HAWT advantages

• Blades are to the side of the turbine's center of gravity, helping stability.
• Ability to wing warp, which gives the turbine blades the best angle of attack. Allowing the angle of attack to be remotely adjusted gives greater control, so the turbine collects the maximum amount of wind energy for the time of day and season.
• Ability to pitch the rotor blades in a storm, to minimize damage.
• Tall tower allows access to stronger wind in sites with wind shear. In some wind shear sites, every ten meters up, the wind speed can increase by 20% and the power output by 34%.

HAWT disadvantages

• HAWTs have difficulty operating in near ground, turbulent winds.
• The tall towers and long blades up to 90 meters long are difficult to transport on the sea and on land. Transportation can now cost 20% of equipment costs.
• Tall HAWTs are difficult to install, needing very tall and expensive cranes and skilled operators.
• The FAA has raised concerns about tall HAWTs effects on radar near Air Force bases.
• Their height can create local opposition based on impacts to viewsheds.
• Downwind variants suffer from fatigue and structural failure caused by turbulence.

VAWT advantages

• Can be easier to maintain if the moving parts are located near the ground.
• As the rotor blades are vertical, a yaw device is not needed, reducing cost.
• VAWTs have a higher airfoil pitch angle, giving improved aerodynamics while decreasing drag at low and high pressures.
• Straight bladed VAWT designs with a square or rectangular crossection have a larger swept area for a given diameter than the circular swept area of HAWTs.
• Mesas, hilltops, ridgelines and passes can have faster winds near the ground because the wind is forced up a slope or funnelled into a pass and into the path of VAWTs situated close to the ground.
• Low height useful where laws do not permit structures to be placed high.
• Does not need a free standing tower so is much less expensive and stronger in high winds that are close to the ground.
• Usually have a lower Tip-Speed ratio so less likely to break in high winds.
• Does not need to turn to face the wind if the wind direction changes making them ideal in turbulent wind conditions.
• They can potentially be built to a far larger size than HAWT's , for instance floating VAWT's hundreds of meters in diameter where the entire vessel rotates , can eliminate the need for a large and expensive bearing.
• There may be a height limitation to how tall a vertical wind turbine can be built and how much sweep area it can have.

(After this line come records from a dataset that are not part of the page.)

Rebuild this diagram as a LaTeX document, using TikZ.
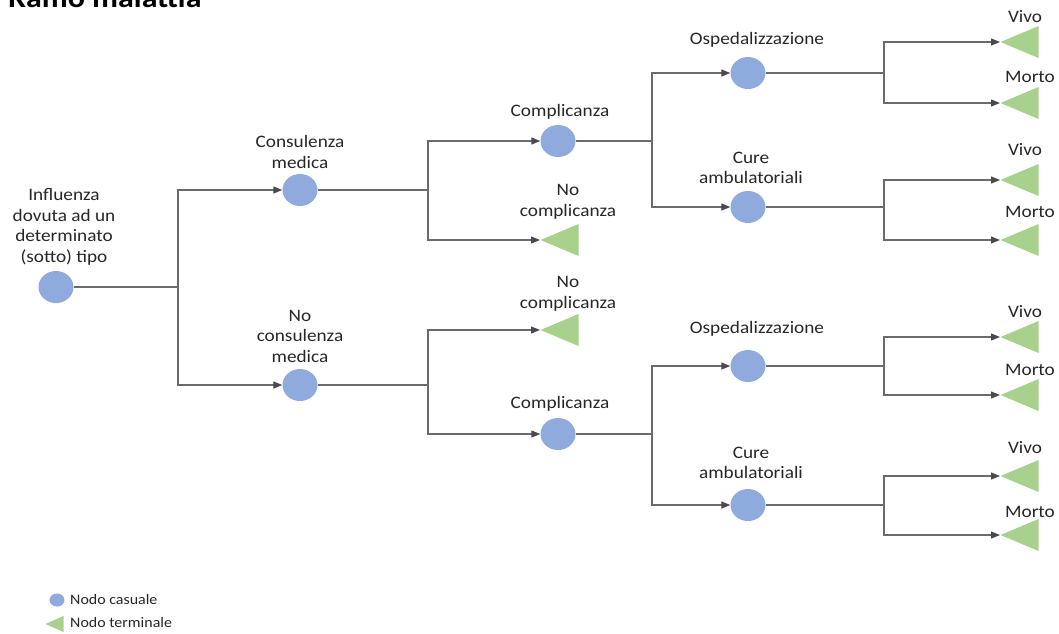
\documentclass[tikz,border=0pt]{standalone}
\usepackage{fontspec}
\setmainfont[FakeStretch=1.1]{Carlito}
\usetikzlibrary{arrows.meta,shapes.geometric}
\definecolor{nodeblue}{HTML}{8FAADC}
\definecolor{nodegreen}{HTML}{A9D18E}
\definecolor{linegray}{HTML}{6A6A6A}
\definecolor{tipgray}{HTML}{4A4A4A}
\definecolor{textgray}{HTML}{262626}

\tikzset{
  chance/.style={ellipse, fill=nodeblue, minimum width=35pt, minimum height=32pt, inner sep=0pt},
  terminal/.style={isosceles triangle, isosceles triangle stretches, shape border rotate=180,
    fill=nodegreen, minimum width=32pt, minimum height=38pt, inner sep=0pt, anchor=apex},
  lbl/.style={align=center, text=textgray, inner sep=0pt, font=\fontsize{17.5}{20.5}\selectfont},
  edge/.style={draw=linegray, line width=1.2pt},
  arr/.style={edge, -{Triangle[length=9pt,width=7pt,color=tipgray]}},
}

\begin{document}
\begin{tikzpicture}[x=1pt, y=-1pt]
    \useasboundingbox (0,0) rectangle (1059,633);
    \node[anchor=base west, text=black, inner sep=0pt, font=\bfseries\fontsize{29}{31}\selectfont] (title) at (8,7) {Ramo malattia};

    % root and first split
    \node[chance] (root) at (56,287) {};
    \node[lbl] (rootlbl) at (64,227) {Influenza\\dovuta ad un\\determinato\\(sotto) tipo};
    \coordinate (j1) at (178,287);
    \node[chance] (cm) at (300,190) {};
    \node[lbl] (cmlbl) at (300,152) {Consulenza\\medica};
    \node[chance] (ncm) at (300,385) {};
    \node[lbl] (ncmlbl) at (300,336) {No\\consulenza\\medica};

    % complications
    \coordinate (j2) at (428,190);
    \node[chance] (c1) at (558,141) {};
    \node[lbl] (c1lbl) at (560,112) {Complicanza};
    \node[terminal] (nc1) at (540,240) {};
    \node[lbl] (nc1lbl) at (568,202) {No\\complicanza};
    \coordinate (j3) at (428,385);
    \node[terminal] (nc2) at (540,330) {};
    \node[lbl] (nc2lbl) at (568,294) {No\\complicanza};
    \node[chance] (c2) at (558,434) {};
    \node[lbl] (c2lbl) at (560,404) {Complicanza};

    % care settings
    \coordinate (j4) at (652,141);
    \node[chance] (os1) at (748,73) {};
    \node[lbl] (os1lbl) at (757,40) {Ospedalizzazione};
    \node[chance] (ca1) at (748,207) {};
    \node[lbl] (ca1lbl) at (751,168) {Cure\\ambulatoriali};
    \coordinate (j5) at (652,434);
    \node[chance] (os2) at (748,366) {};
    \node[lbl] (os2lbl) at (757,329) {Ospedalizzazione};
    \node[chance] (ca2) at (748,505) {};
    \node[lbl] (ca2lbl) at (751,463) {Cure\\ambulatoriali};

    % outcomes
    \coordinate (j6) at (884,73);
    \coordinate (j7) at (884,207);
    \coordinate (j8) at (884,366);
    \coordinate (j9) at (884,505);
    \node[terminal] (v1) at (1000,42) {};
    \node[lbl] (v1lbl) at (1025,17) {Vivo};
    \node[terminal] (m1) at (1000,103) {};
    \node[lbl] (m1lbl) at (1030,77) {Morto};
    \node[terminal] (v2) at (1000,180) {};
    \node[lbl] (v2lbl) at (1025,150) {Vivo};
    \node[terminal] (m2) at (1000,240) {};
    \node[lbl] (m2lbl) at (1030,212) {Morto};
    \node[terminal] (v3) at (1000,337) {};
    \node[lbl] (v3lbl) at (1025,312) {Vivo};
    \node[terminal] (m3) at (1000,395) {};
    \node[lbl] (m3lbl) at (1030,370) {Morto};
    \node[terminal] (v4) at (1000,476) {};
    \node[lbl] (v4lbl) at (1025,448) {Vivo};
    \node[terminal] (m4) at (1000,535) {};
    \node[lbl] (m4lbl) at (1030,512) {Morto};

    \draw[edge] (root) -- (j1);
    \draw[arr] (j1) |- (cm);
    \draw[arr] (j1) |- (ncm);
    \draw[edge] (cm) -- (j2);
    \draw[arr] (j2) |- (c1);
    \draw[arr] (j2) |- (nc1);
    \draw[edge] (ncm) -- (j3);
    \draw[arr] (j3) |- (nc2);
    \draw[arr] (j3) |- (c2);
    \draw[edge] (c1) -- (j4);
    \draw[arr] (j4) |- (os1);
    \draw[arr] (j4) |- (ca1);
    \draw[edge] (c2) -- (j5);
    \draw[arr] (j5) |- (os2);
    \draw[arr] (j5) |- (ca2);
    \draw[edge] (os1) -- (j6);
    \draw[arr] (j6) |- (v1);
    \draw[arr] (j6) |- (m1);
    \draw[edge] (ca1) -- (j7);
    \draw[arr] (j7) |- (v2);
    \draw[arr] (j7) |- (m2);
    \draw[edge] (os2) -- (j8);
    \draw[arr] (j8) |- (v3);
    \draw[arr] (j8) |- (m3);
    \draw[edge] (ca2) -- (j9);
    \draw[arr] (j9) |- (v4);
    \draw[arr] (j9) |- (m4);

    % legend
    \node[chance, minimum width=15pt, minimum height=13pt] (legc) at (57,600) {};
    \node[lbl, anchor=west, font=\fontsize{14.5}{17}\selectfont] (legctxt) at (70,600) {Nodo casuale};
    \node[terminal, minimum width=16pt, minimum height=18pt] (legt) at (45,624) {};
    \node[lbl, anchor=west, font=\fontsize{14.5}{17}\selectfont] (legttxt) at (70,623) {Nodo terminale};
\end{tikzpicture}
\end{document}
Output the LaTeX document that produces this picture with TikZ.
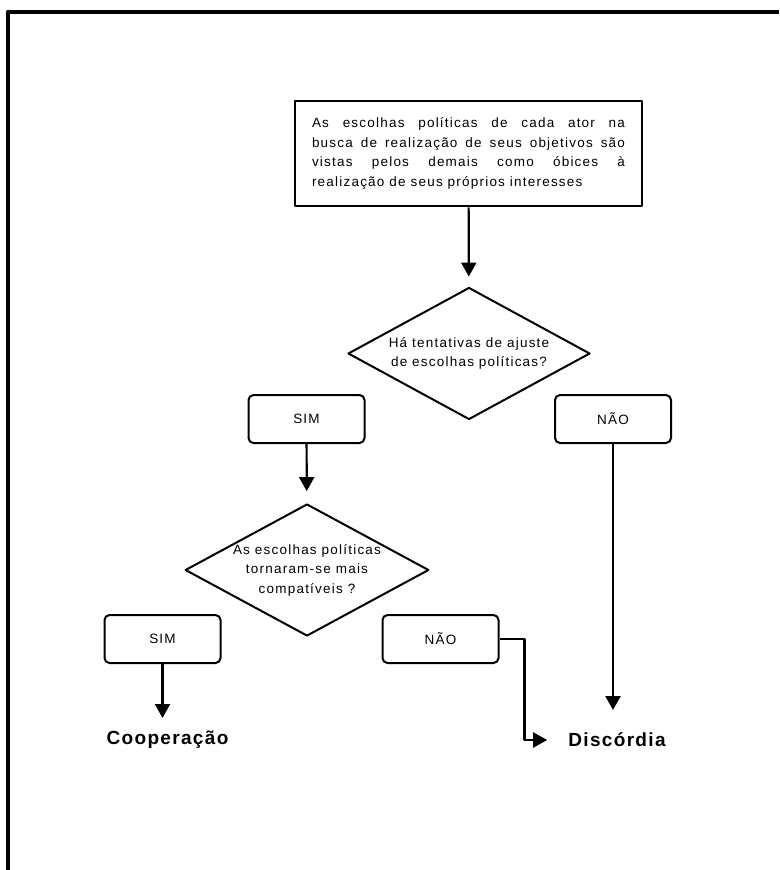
\documentclass[tikz,border=0pt]{standalone}
\usepackage{fontspec}
\setmainfont{Liberation Sans}[LetterSpace=9]
\newfontfamily\fimfont{Liberation Sans}[LetterSpace=7]
\usetikzlibrary{shapes.geometric,arrows.meta}

\tikzset{
  caixa/.style={draw, line width=2.6pt, minimum width=347pt, minimum height=105pt,
    text width=313pt, align=justify, inner sep=0pt},
  decisao/.style={draw, diamond, line width=2pt, minimum width=242pt, minimum height=132pt,
    aspect=1.85, inner sep=0pt, align=center},
  resposta/.style={draw, rounded corners=5pt, line width=2pt, minimum width=116pt,
    minimum height=48pt, inner sep=0pt},
  fim/.style={font=\fimfont\fontsize{19}{22}\selectfont\bfseries, inner sep=0pt},
  seta/.style={line width=2.2pt, -{Triangle[width=15pt,length=14pt]}}
}

\begin{document}
\begin{tikzpicture}[x=1pt, y=-1pt, line join=round, font=\fontsize{13.5}{19.5}\selectfont]
\useasboundingbox (0,0) rectangle (779,870);
% moldura
\draw[line width=4pt] (8,870) -- (8,11.5) -- (779,11.5);

\node[caixa] (acao) at (468.5,153.5) {\hyphenpenalty=10000 As escolhas políticas de cada ator na\linebreak busca de realização de seus objetivos são\linebreak vistas pelos demais como óbices à\linebreak realização de seus próprios interesses};

\node[decisao] (ajuste) at (469,353.5) {Há tentativas de ajuste\\de escolhas políticas?};
\node[resposta] (sim1) at (306.5,419) {SIM};
\node[resposta] (nao1) at (613,419) {NÃO};

\node[decisao] (compat) at (307,570) {As escolhas políticas\\tornaram-se mais\\compatíveis ?};
\node[resposta] (sim2) at (162.5,639) {SIM};
\node[resposta] (nao2) at (440.5,639) {NÃO};

\node[fim] (coop) at (167.5,740) {Cooperação};
\node[fim] (disc) at (617,740) {Discórdia};

\draw[seta, shorten >=10pt] (acao) -- (ajuste);
\draw[seta, shorten >=12pt] (sim1) -- (compat);
\draw[seta, shorten >=22pt] (sim2.south) -- (sim2.south |- coop);
\draw[seta, shorten >=30pt] (nao1.south) -- (nao1.south |- disc);
\draw[seta, shorten >=21pt] (nao2.east) -- ++(25,0) |- (disc.west);
\end{tikzpicture}
\end{document}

However, this can be overcome by connecting a multiple number of turbines together in a triangular pattern with bracing across the top of the structure . Thus reducing the need for such strong vertical support, and allowing the turbine blades to be made much longer.

VAWT disadvantages

• Most VAWTs produce energy at only 50% of the efficiency of HAWTs in large part because of the additional drag that they have as their blades rotate into the wind. This can be overcome by using structures to funnel more and align the wind into the rotor (e.g. "stators" on early Windstar turbines) or the "vortex" effect of placing straight bladed VAWTs closely together (e.g. Patent # 6784566).
• Most VAWTS need to be installed on a relatively flat piece of land and some sites could be too steep for them but are still usable by HAWTs.
• Most VAWTs have low starting torque, and may require energy to start the turning.
• A VAWT that uses guy wires to hold it in place puts stress on the bottom bearing as all the weight of the rotor is on the bearing. Guy wires attached to the top bearing increase downward thrust in wind gusts. Solving this problem requires a superstructure to hold a top bearing in place to eliminate the downward thrusts of gust events in guy wired models.
• While VAWTs' parts are located on the ground, they are also located under the weight of the structure above it, which can make changing out parts near impossible without dismantling the structure if not designed properly.